Oracle is down ~19.7% over the past 5 trading days.
The market is treating Oracle as a partial proxy for OpenAI risk. Oracle signed an AI infrastructure deal commonly cited at roughly $300B over approximately 5 years, with the contract period beginning in 2027. That figure reflects contracted capacity and commitments (approximately $60B annually), not a single upfront cheque.
Still, it implies massive capex and financing pressure—Oracle has already secured $18B in new debt with an additional $38B in negotiations pending—with debt and cash flow timing doing the real work.

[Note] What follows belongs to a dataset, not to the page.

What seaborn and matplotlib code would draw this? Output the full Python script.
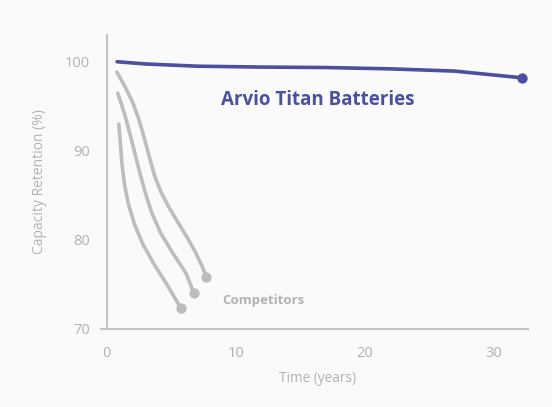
import numpy as np
import pandas as pd
import matplotlib
matplotlib.use("Agg")
import matplotlib.pyplot as plt
import seaborn as sns

# Arvio Titan (years, capacity %)
titan_years = [0.8, 3.0, 7.0, 12.0, 17.0, 22.0, 27.0, 32.2]
titan_capacity = [100.0, 99.75, 99.5, 99.4, 99.35, 99.2, 98.95, 98.2]

# Competitor curves
comp_a_years = [0.78, 1.43, 2.00, 2.43, 2.78, 3.10, 3.41, 3.75, 4.21, 4.82, 5.51, 6.23, 6.88, 7.43, 7.72]
comp_a_capacity = [98.84, 97.16, 95.47, 93.79, 92.10, 90.42, 88.73, 87.04, 85.36, 83.67, 81.99, 80.30, 78.62, 76.93, 75.81]
comp_b_years = [0.85, 1.36, 1.78, 2.18, 2.57, 3.0, 3.5, 4.19, 5.13, 6.15, 6.76]
comp_b_capacity = [96.48, 94.24, 91.99, 89.74, 87.49, 85.25, 83.0, 80.75, 78.51, 76.26, 74.01]
comp_c_years = [0.93, 1.06, 1.18, 1.37, 1.68, 2.15, 2.8, 3.67, 4.66, 5.75]
comp_c_capacity = [93.0, 90.75, 88.5, 86.26, 84.01, 81.76, 79.52, 77.27, 75.02, 72.33]

BLUE = "#4a4fa0"
GRAY = "#bdbdbd"
AXIS = "#c4c4c4"
TEXT = "#b2b2b2"

sns.set_style("white")
plt.rcParams["font.family"] = ["Open Sans", "DejaVu Sans"]

fig = plt.figure(figsize=(5.52, 4.07), dpi=100)
fig.patch.set_facecolor("#fafafb")
ax = fig.add_axes([101 / 552, 78 / 407, 427 / 552, 294 / 407])
ax.set_facecolor("#fafafb")

for yrs, cap in [(comp_a_years, comp_a_capacity),
                 (comp_b_years, comp_b_capacity),
                 (comp_c_years, comp_c_capacity)]:
    df = pd.DataFrame({"t": yrs, "c": cap})
    sns.lineplot(data=df, x="t", y="c", ax=ax, color=GRAY, lw=2.6,
                 solid_capstyle="round", solid_joinstyle="round", sort=False)
    ax.scatter(yrs[-1], cap[-1], s=55, color=GRAY, zorder=3, lw=0)

df_t = pd.DataFrame({"t": titan_years, "c": titan_capacity})
sns.lineplot(data=df_t, x="t", y="c", ax=ax, color=BLUE, lw=2.6,
             solid_capstyle="round", solid_joinstyle="round", sort=False)
ax.scatter(titan_years[-1], titan_capacity[-1], s=55, color=BLUE, zorder=3, lw=0)

ax.text(8.9, 95.7, "Arvio Titan Batteries", color=BLUE, fontsize=13.5,
        fontweight="bold", va="center", ha="left")
ax.text(9.0, 73.2, "Competitors", color=TEXT, fontsize=9.5,
        fontweight="bold", va="center", ha="left")

ax.set_xlim(-0.45, 32.7)
ax.set_ylim(70, 103)
ax.set_xticks([0, 10, 20, 30])
ax.set_yticks([70, 80, 90, 100])
ax.spines["left"].set_position(("data", 0))
for s in ["top", "right"]:
    ax.spines[s].set_visible(False)
for s in ["left", "bottom"]:
    ax.spines[s].set_color(AXIS)
    ax.spines[s].set_linewidth(1.5)
ax.tick_params(axis="both", colors=AXIS, labelcolor=TEXT, length=5,
               width=1.2, labelsize=10.5, direction="out", pad=7)
ax.set_xlabel("Time (years)", color=TEXT, fontsize=9.8)
ax.set_ylabel("Capacity Retention (%)", color=TEXT, fontsize=10)
ax.xaxis.set_label_coords((318 - 101) / 427, -(379 - 329) / 294)
ax.yaxis.set_label_coords((40 - 101) / 427, 0.5)
ax.xaxis.label.set_va("center")
ax.yaxis.label.set_va("center")

fig.savefig("out.png", dpi=100, facecolor=fig.get_facecolor())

There is no clause saying Oracle must recoup the spend in 5 years. But the economics are front-loaded. Oracle reported negative free cash flow of approximately $10B in its most recent quarter and increased full-year capex guidance from $35B to $50B in December 2025.

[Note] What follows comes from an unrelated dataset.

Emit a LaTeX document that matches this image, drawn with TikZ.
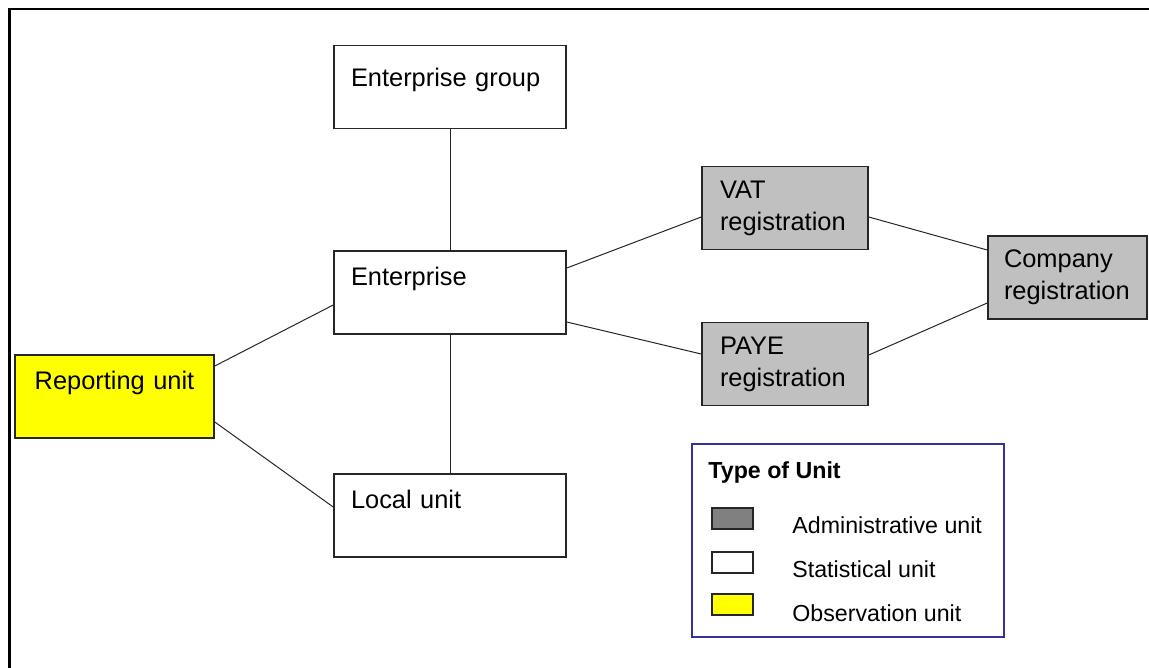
\documentclass[tikz,border=0pt]{standalone}
\usepackage{fontspec}
\setmainfont{Liberation Sans}
\definecolor{admingray}{HTML}{C0C0C0}
\definecolor{swatchgray}{HTML}{808080}
\definecolor{obsyellow}{HTML}{FFFF00}
\definecolor{legendblue}{HTML}{333399}
\newcommand{\boxfont}{\fontsize{12.7}{16}\selectfont}
\newcommand{\keyfont}{\fontsize{11.6}{14}\selectfont}

\begin{document}
\begin{tikzpicture}[x=0.5pt, y=-0.5pt]
            \tikzstyle{unit}=[draw=black!85, line width=0.8pt, inner xsep=8.5pt, inner ysep=0pt, minimum height=41.5pt, align=left, font=\boxfont]
            \tikzstyle{stat}=[unit, fill=white, text width=99pt]
            \tikzstyle{admin}=[unit, fill=admingray, text width=65pt, inner xsep=9pt]
            \tikzstyle{oneline}=[text height=9.5pt, text depth=16.5pt]
            \tikzstyle{link}=[line width=0.5pt, black!85]
            \tikzstyle{swatch}=[draw=black!85, line width=0.8pt, inner sep=0pt, minimum width=20.5pt, minimum height=10.5pt]
            \tikzstyle{keytext}=[anchor=base west, inner sep=0pt, font=\keyfont]
            \useasboundingbox (0,0) rectangle (1149,668);
            % frame
            \draw[line width=1.25pt] (9.5,668) -- (9.5,9) -- (1149,9);
            % statistical units
            \node[stat, oneline, text depth=9.5pt] (group) at (450,87) {Enterprise group};
            \node[stat, oneline] (ent) at (450,292.5) {Enterprise};
            \node[stat, oneline] (local) at (450,515.5) {Local unit};
            \node[unit, oneline, fill=obsyellow, text width=82.5pt, align=center] (rep) at (114.5,396.5) {Reporting unit};
            % administrative units
            \node[admin] (vat) at (785,208) {VAT\\registration};
            \node[admin] (paye) at (785,364) {PAYE\\registration};
            \node[admin, text width=63.5pt, inner xsep=8pt] (comp) at (1067.5,277.5) {Company\\registration};
            % links
            \draw[link] (group.south) -- (ent.north);
            \draw[link] (ent.south) -- (local.north);
            \draw[link] ([yshift=15.25pt]rep.east) -- ([yshift=-6.25pt]ent.west);
            \draw[link] ([yshift=-12.75pt]rep.east) -- ([yshift=4.25pt]local.west);
            \draw[link] ([yshift=12.25pt]ent.east) -- ([yshift=-4.5pt]vat.west);
            \draw[link] ([yshift=-14.75pt]ent.east) -- ([yshift=5pt]paye.west);
            \draw[link] ([yshift=-4.5pt]vat.east) -- ([yshift=13.75pt]comp.west);
            \draw[link] ([yshift=4.5pt]paye.east) -- ([yshift=-12.75pt]comp.west);
            % legend
            \node[draw=legendblue, line width=0.8pt, minimum width=156pt, minimum height=96.5pt, inner sep=0pt] (key) at (848,540.5) {};
            \node[keytext, font=\keyfont\bfseries] (keytitle) at (708,478) {Type of Unit};
            \node[swatch, fill=swatchgray] (swadmin) at (732.5,518.5) {};
            \node[swatch, fill=white] (swstat) at (732.5,562.5) {};
            \node[swatch, fill=obsyellow] (swobs) at (732.5,604.5) {};
            \node[keytext] (keyadmin) at (792,533) {Administrative unit};
            \node[keytext] (keystat) at (792,577) {Statistical unit};
            \node[keytext] (keyobs) at (792,621) {Observation unit};
        \end{tikzpicture}
\end{document}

If utilization ramps slower than expected, margins disappoint, or OpenAI's revenue projections falter (the company projects $200B+ annual revenues by 2030 while currently generating ~$13B), the balance sheet takes the hit long before the upside shows up.
That is what investors are reacting to. The credit default swap spreads on Oracle debt have surged to five-year highs, reflecting market anxiety about servicing ~$100B in total debt while burning billions annually through 2027, when contract revenues begin.
This is not a verdict on whether AI is real. It is about execution risk and capital intensity. Even if AI demand explodes, Oracle is competing in a market dominated by hyperscalers. Google, AWS, and Microsoft do not need Oracle to stumble for Oracle's risk profile to matter.
More critically, OpenAI's single $300B contract represents approximately 66% of Oracle's entire $455B remaining performance obligations backlog, creating severe concentration risk. OpenAI itself faces competitive pressure from Google Gemini, which has captured approximately 13.7% market share (up from near-zero in 2024), forcing OpenAI to divert resources from revenue growth back to core product improvement precisely when it needs maximum cash generation.